Kinoshita prevê que o saldo da balança comercial se limite a US$ 10 bilhões, que o investimento direto fique em US$ 20 bilhões e o déficit em conta corrente na casa dos US$ 28 bilhões, ante os US$ 25 bilhões da média do mercado. Apesar de mais pessimista, ele não espera movimentos abruptos no câmbio, como aqueles que levaram a divisa americana de R$ 1,8120 para R$ 2,50 num intervalo de menos de dois meses.


Com salto dessa magnitude, o dólar acabou figurando em 2008 como a melhor opção entre os ativos negociados no mercado brasileiro, com valorização de 31,3%. O Brasil pagou não só o preço de estar com a moeda sobrevalorizada como também de dispor de mercados à vista e futuro líquidos o bastante para ser o porto de operações de "hedge" (proteção) de gestores internacionais, diz o diretor de investimentos de Renda Fixa da Legg Mason, Guilherme Abbud. "Eram casas que mantinham posições em moedas de países emergentes com câmbio fixo ou mercado mais restrito do que o brasileiro." Ele lembra que o "efeito estilingue" no câmbio também resultou da demanda extra por divisas das exportadoras locais que se alavancaram no mercado futuro.


Tal combinação de infortúnios fez com que o Brasil tivesse a pior performance cambial do mundo em 2008, apesar de não ter o balanço de pagamentos mais fraco comparativamente, acrescenta Abbud. Embora concorde que será mais difícil atrair capitais para os emergentes neste ano, ele vê exageros na desvalorização do real, que levou a moeda a valer R$ 2,50, e considera factível que as cotações voltem para a casa dos R$ 2,00 nos próximos meses. "Nos últimos anos houve um crescimento grande na corrente de comércio e a soma de exportações e importações deve ser maior do que no ano passado, a desvalorização cambial menor já faz o serviço de ajuste no balanço." Ele trabalha com um superávit comercial de US$ 20 bilhões, bem acima da média do mercado, de US$ 14,5 bilhões.

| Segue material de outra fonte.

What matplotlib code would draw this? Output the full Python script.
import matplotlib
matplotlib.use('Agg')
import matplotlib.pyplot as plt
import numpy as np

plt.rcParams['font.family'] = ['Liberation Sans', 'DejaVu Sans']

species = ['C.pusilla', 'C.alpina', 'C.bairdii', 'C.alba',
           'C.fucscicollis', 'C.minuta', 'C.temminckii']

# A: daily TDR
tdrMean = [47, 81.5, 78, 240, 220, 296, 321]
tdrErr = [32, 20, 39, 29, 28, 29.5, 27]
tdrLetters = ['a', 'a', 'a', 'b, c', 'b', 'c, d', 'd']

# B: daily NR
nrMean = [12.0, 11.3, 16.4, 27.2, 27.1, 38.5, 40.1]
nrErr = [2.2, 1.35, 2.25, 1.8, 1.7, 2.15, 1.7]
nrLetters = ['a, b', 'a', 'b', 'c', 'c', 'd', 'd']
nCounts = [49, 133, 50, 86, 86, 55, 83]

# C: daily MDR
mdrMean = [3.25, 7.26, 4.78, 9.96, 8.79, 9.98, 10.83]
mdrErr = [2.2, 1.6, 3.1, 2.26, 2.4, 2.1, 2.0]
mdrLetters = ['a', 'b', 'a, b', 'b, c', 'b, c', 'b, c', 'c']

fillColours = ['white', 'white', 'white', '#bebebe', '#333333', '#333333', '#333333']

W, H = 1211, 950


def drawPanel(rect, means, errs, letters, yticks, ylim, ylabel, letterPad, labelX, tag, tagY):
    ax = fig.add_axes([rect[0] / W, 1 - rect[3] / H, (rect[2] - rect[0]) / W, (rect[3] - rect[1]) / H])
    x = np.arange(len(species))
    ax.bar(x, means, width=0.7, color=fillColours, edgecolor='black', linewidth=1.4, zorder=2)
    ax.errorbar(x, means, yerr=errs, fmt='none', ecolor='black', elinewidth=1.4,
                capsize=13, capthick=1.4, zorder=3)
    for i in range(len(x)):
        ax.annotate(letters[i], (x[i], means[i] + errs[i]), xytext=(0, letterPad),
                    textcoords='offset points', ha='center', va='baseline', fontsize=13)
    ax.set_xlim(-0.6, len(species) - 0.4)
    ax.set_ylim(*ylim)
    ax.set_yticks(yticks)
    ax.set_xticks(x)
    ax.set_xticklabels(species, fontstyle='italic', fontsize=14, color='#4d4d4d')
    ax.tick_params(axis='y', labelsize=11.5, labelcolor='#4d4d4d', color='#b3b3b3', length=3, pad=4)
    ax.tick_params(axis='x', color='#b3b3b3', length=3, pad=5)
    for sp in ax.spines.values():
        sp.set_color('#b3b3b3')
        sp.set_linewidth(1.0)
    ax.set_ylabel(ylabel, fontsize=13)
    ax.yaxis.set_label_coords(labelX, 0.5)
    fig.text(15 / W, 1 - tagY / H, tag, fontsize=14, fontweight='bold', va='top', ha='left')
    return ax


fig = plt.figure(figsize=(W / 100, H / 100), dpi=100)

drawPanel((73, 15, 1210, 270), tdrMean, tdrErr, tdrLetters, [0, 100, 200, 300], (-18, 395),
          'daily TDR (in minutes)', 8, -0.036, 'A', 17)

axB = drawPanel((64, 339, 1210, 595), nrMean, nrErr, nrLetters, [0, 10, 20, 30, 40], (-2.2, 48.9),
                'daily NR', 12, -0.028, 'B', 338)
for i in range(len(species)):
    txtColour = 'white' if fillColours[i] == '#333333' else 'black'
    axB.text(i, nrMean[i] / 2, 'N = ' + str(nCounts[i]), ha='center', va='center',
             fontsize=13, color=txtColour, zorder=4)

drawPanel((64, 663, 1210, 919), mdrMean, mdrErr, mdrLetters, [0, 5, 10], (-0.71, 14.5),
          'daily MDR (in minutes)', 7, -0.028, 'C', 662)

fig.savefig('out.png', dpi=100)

A Tendências Consultoria também tem números mais destoantes do consenso e estima um saldo comercial de US$ 22 bilhões, além de esperar um fluxo razoável de investimento direto (US$ 25 bilhões) e de investimentos em portfólios (US$ 15 bilhões). Isso resultaria num déficit em conta corrente da ordem de US$ 15 bilhões, menor do que os US$ 29 bilhões previstos na consolidação das estatísticas de 2008. "O que vai entrar pela conta de capitais é mais do que suficiente para bancar o déficit", diz a economista Alessandra Ribeiro. Pelas suas contas, 2009 deve fechar com sobra de US$ 20 bilhões no balanço. Para ela, a incursão do Brasil no mercado internacional, com uma captação de US$ 1 bilhão por 10 anos há uma semana, dá indícios de que as portas do crédito externo também podem ser reabertas para as empresas locais.

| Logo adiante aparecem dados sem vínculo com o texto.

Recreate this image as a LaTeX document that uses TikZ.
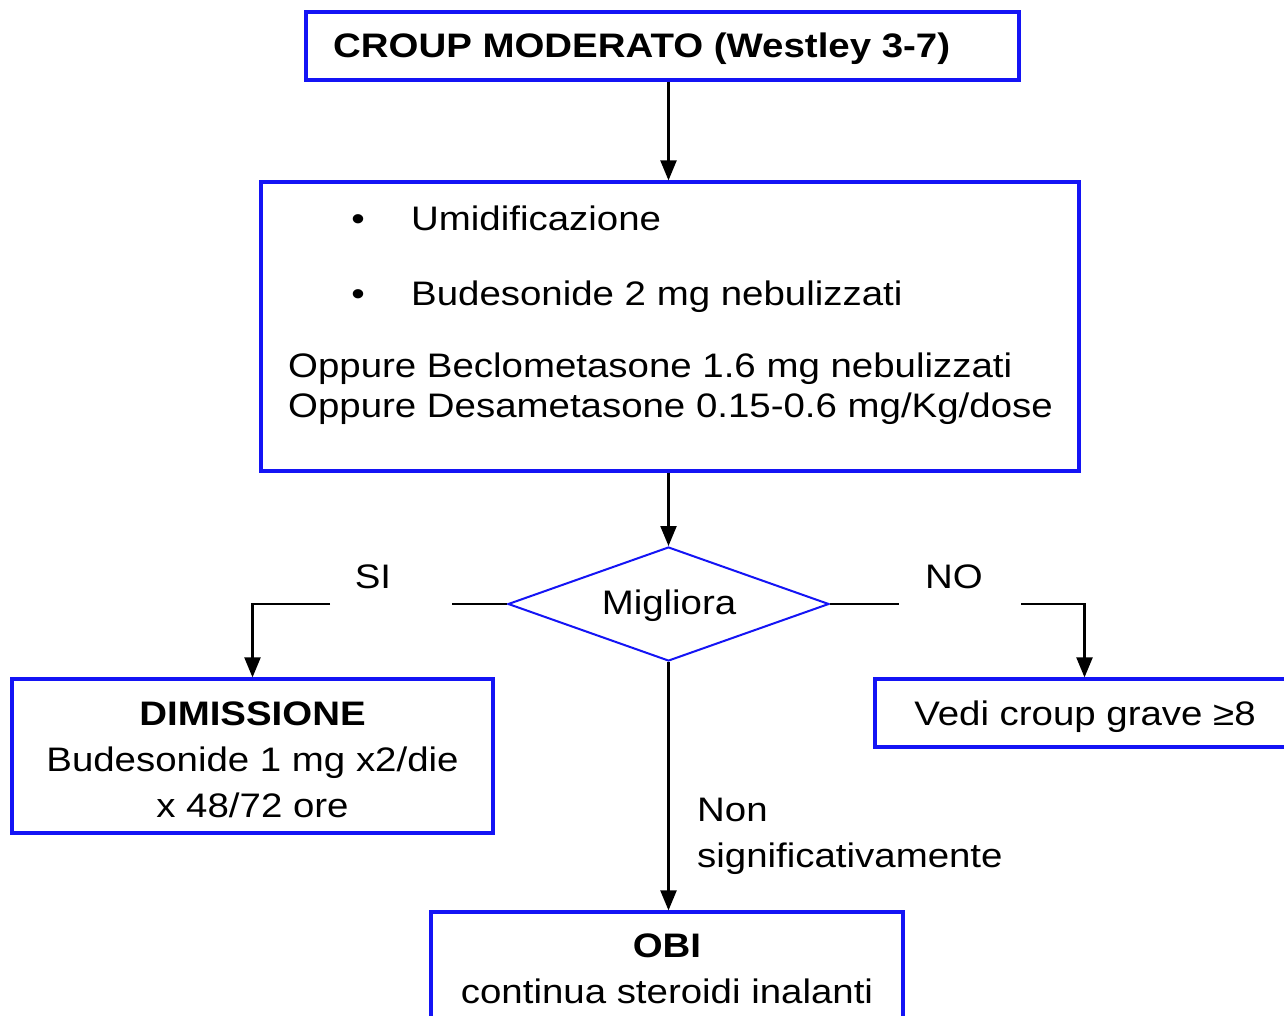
\documentclass[tikz,border=0pt]{standalone}
\usepackage{fontspec}
\setmainfont{Liberation Sans}[FakeStretch=1.13]
\usetikzlibrary{arrows.meta,shapes.geometric}
\definecolor{bbl}{RGB}{20,20,245}
\tikzset{
  boxframe/.style={draw=bbl, line width=3.2pt, rectangle, inner sep=0pt},
  diaframe/.style={draw=bbl, line width=2pt, diamond, inner sep=0pt},
  txt/.style={inner sep=0pt, font=\fontsize{34}{40}\selectfont},
  conn/.style={draw=black, line width=2.2pt},
  arr/.style={conn, -{Triangle[width=16pt,length=20pt]}},
}
\begin{document}
\begin{tikzpicture}[x=1pt,y=-1pt]
\useasboundingbox[fill=white] (0,0) rectangle (1284,1016);
% boxes
\node[boxframe, minimum width=713pt, minimum height=68pt] (top) at (662.5,46) {};
\node[boxframe, minimum width=818pt, minimum height=289pt] (mid) at (670,326.5) {};
\node[diaframe, minimum width=321pt, minimum height=114pt] (dia) at (668.5,604) {};
\node[boxframe, minimum width=481pt, minimum height=154pt] (dim) at (252.5,756) {};
\node[boxframe, minimum width=419pt, minimum height=68pt] (vedi) at (1084.5,713) {};
\node[boxframe, minimum width=472pt, minimum height=140pt] (obi) at (667,982) {};
% texts
\node[txt, anchor=base west] (t1) at (333,58) {\bfseries CROUP MODERATO (Westley 3-7)};
\node[txt, anchor=base] (b1) at (358,231) {•};
\node[txt, anchor=base west] (m1) at (411,231) {Umidificazione};
\node[txt, anchor=base] (b2) at (358,305) {•};
\node[txt, anchor=base west] (m2) at (411,305) {Budesonide 2 mg nebulizzati};
\node[txt, anchor=base west] (m3) at (288,377) {Oppure Beclometasone 1.6 mg nebulizzati};
\node[txt, anchor=base west] (m4) at (288,417) {Oppure Desametasone 0.15-0.6 mg/Kg/dose};
\node[txt, anchor=base] (dq) at (669,614) {Migliora};
\node[txt, anchor=base] (si) at (373,588) {SI};
\node[txt, anchor=base] (no) at (954,588) {NO};
\node[txt, anchor=base] (d1) at (252.5,725) {\bfseries DIMISSIONE};
\node[txt, anchor=base] (d2) at (252.5,771) {Budesonide 1 mg x2/die};
\node[txt, anchor=base] (d3) at (252.5,817) {x 48/72 ore};
\node[txt, anchor=base] (v1) at (1085,725) {Vedi croup grave ≥8};
\node[txt, anchor=base west] (n1) at (697,821) {Non};
\node[txt, anchor=base west] (n2) at (697,867) {significativamente};
\node[txt, anchor=base] (o1) at (667,957) {\bfseries OBI};
\node[txt, anchor=base] (o2) at (667,1003) {continua steroidi inalanti};
% connectors
\coordinate (siA) at (452,604);
\coordinate (siB) at (330,604);
\coordinate (noA) at (899,604);
\coordinate (noB) at (1021,604);
\draw[arr] (top.south -| dia.north) -- (mid.north -| dia.north);
\draw[arr] (mid.south -| dia.north) -- (dia.north);
\draw[conn] (dia.west) -- (siA);
\draw[arr] (siB) -| (dim.north);
\draw[conn] (dia.east) -- (noA);
\draw[arr] (noB) -| (vedi.north);
\draw[arr] (dia.south) -- (dia.south |- obi.north);
\end{tikzpicture}
\end{document}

Lucros menores das empresas e taxa de câmbio mais alta também devem resultar em remessas menos expressivas de lucros e dividendos, acrescenta o economista-chefe do Banco Schahin, Silvio Campos Neto, contribuindo para uma conta corrente mais comportada. "Os eventos que provocaram a mudança de faixa do dólar, de R$ 1,70 para R$ 2,30/R$ 2,40, já ajustaram a moeda a um fluxo cambial mais negativo, é um movimento que não prossegue em 2009."


Levantamento do Itaú mostra que, no último trimestre de 2008, o real teve desvalorização de 21,52%, a maior entre uma cesta que inclui as moedas da África do Sul, Hungria, Austrália e Nova Zelândia, e que tiveram variações em sua maioria entre 10% e 15%. A moeda da Turquia, em segundo lugar, perdeu 21,35%.